What the task requires: All of the data below should be written out exactly.

● ● ●

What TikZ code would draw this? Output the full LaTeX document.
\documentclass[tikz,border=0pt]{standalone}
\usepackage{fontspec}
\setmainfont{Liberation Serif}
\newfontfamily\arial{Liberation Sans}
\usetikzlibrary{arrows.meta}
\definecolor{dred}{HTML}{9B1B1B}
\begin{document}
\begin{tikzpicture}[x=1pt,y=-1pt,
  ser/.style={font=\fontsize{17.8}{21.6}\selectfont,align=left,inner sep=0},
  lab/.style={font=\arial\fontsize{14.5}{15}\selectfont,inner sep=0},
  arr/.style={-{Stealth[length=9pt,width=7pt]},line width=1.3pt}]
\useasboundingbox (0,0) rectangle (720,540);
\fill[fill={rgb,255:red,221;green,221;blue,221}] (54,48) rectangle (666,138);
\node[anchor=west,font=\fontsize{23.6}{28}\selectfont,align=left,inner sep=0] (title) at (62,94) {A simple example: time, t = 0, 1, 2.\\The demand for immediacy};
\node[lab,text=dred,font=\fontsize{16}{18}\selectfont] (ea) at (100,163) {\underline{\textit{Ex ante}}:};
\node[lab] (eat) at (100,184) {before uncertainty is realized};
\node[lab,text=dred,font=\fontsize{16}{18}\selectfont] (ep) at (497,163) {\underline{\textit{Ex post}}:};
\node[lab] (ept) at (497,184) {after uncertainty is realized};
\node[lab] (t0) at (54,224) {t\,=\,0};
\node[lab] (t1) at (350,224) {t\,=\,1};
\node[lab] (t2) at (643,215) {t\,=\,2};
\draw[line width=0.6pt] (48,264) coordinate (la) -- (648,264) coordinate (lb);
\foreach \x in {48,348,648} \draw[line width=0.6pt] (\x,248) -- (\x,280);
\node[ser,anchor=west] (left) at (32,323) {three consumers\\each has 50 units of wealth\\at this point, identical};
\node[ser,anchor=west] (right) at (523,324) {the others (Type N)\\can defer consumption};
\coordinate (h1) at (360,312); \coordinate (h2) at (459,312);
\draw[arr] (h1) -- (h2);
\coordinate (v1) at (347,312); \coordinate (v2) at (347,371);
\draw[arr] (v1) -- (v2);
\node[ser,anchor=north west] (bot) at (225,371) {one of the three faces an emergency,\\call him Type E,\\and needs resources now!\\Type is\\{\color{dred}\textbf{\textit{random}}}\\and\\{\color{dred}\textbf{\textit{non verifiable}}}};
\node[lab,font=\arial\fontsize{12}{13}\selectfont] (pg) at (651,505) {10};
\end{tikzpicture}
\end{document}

● ● ●

Response below:
What TikZ code would draw this? Output the full LaTeX document.
\documentclass[tikz,border=0pt]{standalone}
\usepackage{fontspec}
\setmainfont{Liberation Serif}
\newfontfamily\arial{Liberation Sans}
\usetikzlibrary{arrows.meta}
\definecolor{dred}{HTML}{9B1B1B}
\begin{document}
\begin{tikzpicture}[x=1pt,y=-1pt,
  ser/.style={font=\fontsize{17.8}{21.6}\selectfont,align=left,inner sep=0},
  lab/.style={font=\arial\fontsize{14.5}{15}\selectfont,inner sep=0},
  arr/.style={-{Stealth[length=9pt,width=7pt]},line width=1.3pt}]
\useasboundingbox (0,0) rectangle (720,540);
\fill[fill={rgb,255:red,221;green,221;blue,221}] (54,48) rectangle (666,138);
\node[anchor=west,font=\fontsize{23.6}{28}\selectfont,align=left,inner sep=0] (title) at (62,94) {A simple example: time, t = 0, 1, 2.\\The demand for immediacy};
\node[lab,text=dred,font=\fontsize{16}{18}\selectfont] (ea) at (100,163) {\underline{\textit{Ex ante}}:};
\node[lab] (eat) at (100,184) {before uncertainty is realized};
\node[lab,text=dred,font=\fontsize{16}{18}\selectfont] (ep) at (497,163) {\underline{\textit{Ex post}}:};
\node[lab] (ept) at (497,184) {after uncertainty is realized};
\node[lab] (t0) at (54,224) {t\,=\,0};
\node[lab] (t1) at (350,224) {t\,=\,1};
\node[lab] (t2) at (643,215) {t\,=\,2};
\draw[line width=0.6pt] (48,264) coordinate (la) -- (648,264) coordinate (lb);
\foreach \x in {48,348,648} \draw[line width=0.6pt] (\x,248) -- (\x,280);
\node[ser,anchor=west] (left) at (32,323) {three consumers\\each has 50 units of wealth\\at this point, identical};
\node[ser,anchor=west] (right) at (523,324) {the others (Type N)\\can defer consumption};
\coordinate (h1) at (360,312); \coordinate (h2) at (459,312);
\draw[arr] (h1) -- (h2);
\coordinate (v1) at (347,312); \coordinate (v2) at (347,371);
\draw[arr] (v1) -- (v2);
\node[ser,anchor=north west] (bot) at (225,371) {one of the three faces an emergency,\\call him Type E,\\and needs resources now!\\Type is\\{\color{dred}\textbf{\textit{random}}}\\and\\{\color{dred}\textbf{\textit{non verifiable}}}};
\node[lab,font=\arial\fontsize{12}{13}\selectfont] (pg) at (651,505) {10};
\end{tikzpicture}
\end{document}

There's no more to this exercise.